Just to emphasize the truly remarkable thing here: the winning (SIMD) solution takes about 1ns per word sorted -- just over 3 machine cycles to sort 16 nibbles. Note that even extracting a nibble from a word in the naive manner would take about the same amount of time. The speedup from using SIMD registers is tremendous, and should be a lesson to anyone who spends their time micro-optimizing hot functions.
This kind of blog posts are super interesting and depressing at the same time :) makes me question my programing skills. Almost all of the things mentioned here are over my head.
Sometimes programming feels like: "Interesting work, useful work. Pick one". People who get to do both are privileged indeed, the rest of us sit around feeling either bored or useless.
I'm thankful at least, in contrast to several friends who suffer from depression and are not prone to nerd sniping, that, for me, these two states are almost mutually exclusive.
I was a bit disappointed to see no code in this blog post for the algorithms used to generating the pairs. Is there are templated C++ library for this?
I don't think the network in this case was generated by an algorithm. According to Knuth, this network was discovered by M. W. Green and it's still the smallest (60 comparators) 16-input network known.

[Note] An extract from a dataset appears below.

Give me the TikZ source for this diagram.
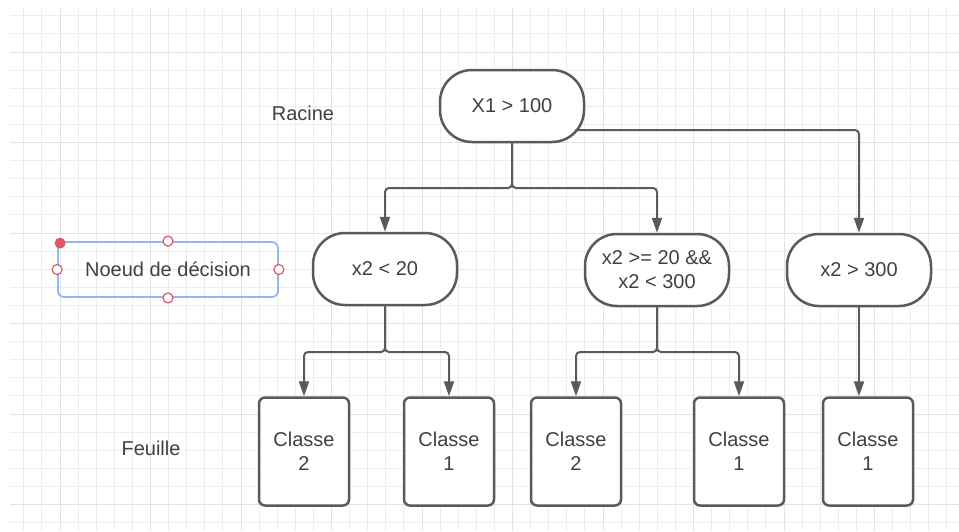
\documentclass[tikz,border=0pt]{standalone}
\usepackage{fontspec}
\setmainfont{Liberation Sans}
\usetikzlibrary{arrows.meta,backgrounds}
\definecolor{gridmin}{HTML}{EDEDED}
\definecolor{gridmaj}{HTML}{E3E3E3}
\definecolor{edgegray}{HTML}{5A5A5A}
\definecolor{txtgray}{HTML}{404040}
\definecolor{selblue}{HTML}{8DBAF2}
\definecolor{handred}{HTML}{E05565}
\tikzset{dn/.style={draw=edgegray,fill=white,line width=1.25pt,rounded corners=16pt,minimum
width=72pt,minimum height=36pt,align=center,text=txtgray,inner sep=2pt},lf/.style={draw=edgegray,fill=white,line width=1.25pt,rounded corners=3pt,minimum
width=45pt,minimum height=54pt,align=center,text=txtgray},sel/.style={draw=selblue,line width=0.9pt,rounded corners=3pt,minimum
width=110pt,minimum height=27.5pt,text=txtgray},hdl/.style={circle,draw=handred,fill=white,line width=0.6pt,minimum
size=5pt,inner sep=0pt}}
\tikzstyle{conn}      = [draw=edgegray,line width=1pt,rounded corners=2pt,-{Triangle[width=5pt,length=7.5pt]}]
\tikzstyle{lbl}       = [text=txtgray]

\begin{document}
\begin{tikzpicture}[x=0.5pt,y=-0.5pt]
		\useasboundingbox (0,0) rectangle (959,531);
		% grid
		\begin{scope}[on background layer]
			\fill[white] (0,0) rectangle (959,531);
			\clip (10,8) rectangle (959,531);
			\foreach \j in {-2,...,49}
				\draw[gridmin,line width=0.5pt] ({60+18.1*\j},8) -- ({60+18.1*\j},531);
			\foreach \j in {-2,...,26}
				\draw[gridmin,line width=0.5pt] (10,{52+18.1*\j}) -- (959,{52+18.1*\j});
			\foreach \j in {0,5,...,45}
				\draw[gridmaj,line width=0.5pt] ({60+18.1*\j},8) -- ({60+18.1*\j},531);
			\foreach \j in {0,5,...,25}
				\draw[gridmaj,line width=0.5pt] (10,{52+18.1*\j}) -- (959,{52+18.1*\j});
		\end{scope}

		\node[lbl] (racine) at (303,113) {Racine};
		\node[lbl] (feuille) at (151,448) {Feuille};

		\node[dn] (root) at (512,106) {X1 > 100};
		\node[dn] (lo) at (385,269) {x2 < 20};
		\node[dn] (mid) at (657,270) {x2 >= 20 \&\&\\x2 < 300};
		\node[dn] (hi) at (859,270) {x2 > 300};

		\node[lf] (c1) at (304,451.5) {Classe\\2};
		\node[lf] (c2) at (449,451.5) {Classe\\1};
		\node[lf] (c3) at (576,451.5) {Classe\\2};
		\node[lf] (c4) at (739,451.5) {Classe\\1};
		\node[lf] (c5) at (868,451.5) {Classe\\1};

		\coordinate (j0) at (512,188);
		\coordinate (j1) at (385,352);
		\coordinate (j2) at (657,352);

		\draw[conn] (root.south) -- (j0) -| (lo.north);
		\draw[conn] (root.south) -- (j0) -| (mid.north);
		\draw[conn] ([xshift=-5pt,yshift=-12pt]root.east) -| (hi.north);
		\draw[conn] (lo.south) -- (j1) -| (c1.north);
		\draw[conn] (lo.south) -- (j1) -| (c2.north);
		\draw[conn] (mid.south) -- (j2) -| (c3.north);
		\draw[conn] (mid.south) -- (j2) -| (c4.north);
		\draw[conn] (hi.south) -- (hi.south |- c5.north);

		% selected shape
		\node[sel] (nd) at (168,269.5) {Noeud de décision};
		\foreach \a in {north,south,east,west}
			\node[hdl] (h-\a) at (nd.\a) {};
		\node[circle,fill=handred,minimum size=5.5pt,inner sep=0pt] (hdot) at ([xshift=1.5pt,yshift=-1pt]nd.north west) {};
	\end{tikzpicture}
\end{document}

For this problem, I wouldn't worry too much about register usage. The x86-64 ISA has 16 GP and 16 FP registers, but modern implementations use register renaming[1] to give many more under the hood. For example, Haswell has 168 GP and 168 FP entries in its register file.[2] This contest was purely about speed, so one should favor using as many registers as possible when making any time-memory tradeoffs.
These solutions do not scale at all. Even with tweaks, they could not sort 18 nibbles (or 32 nibbles). But they are very interesting, and these kinds of tricks do find some practical use in things like video codecs.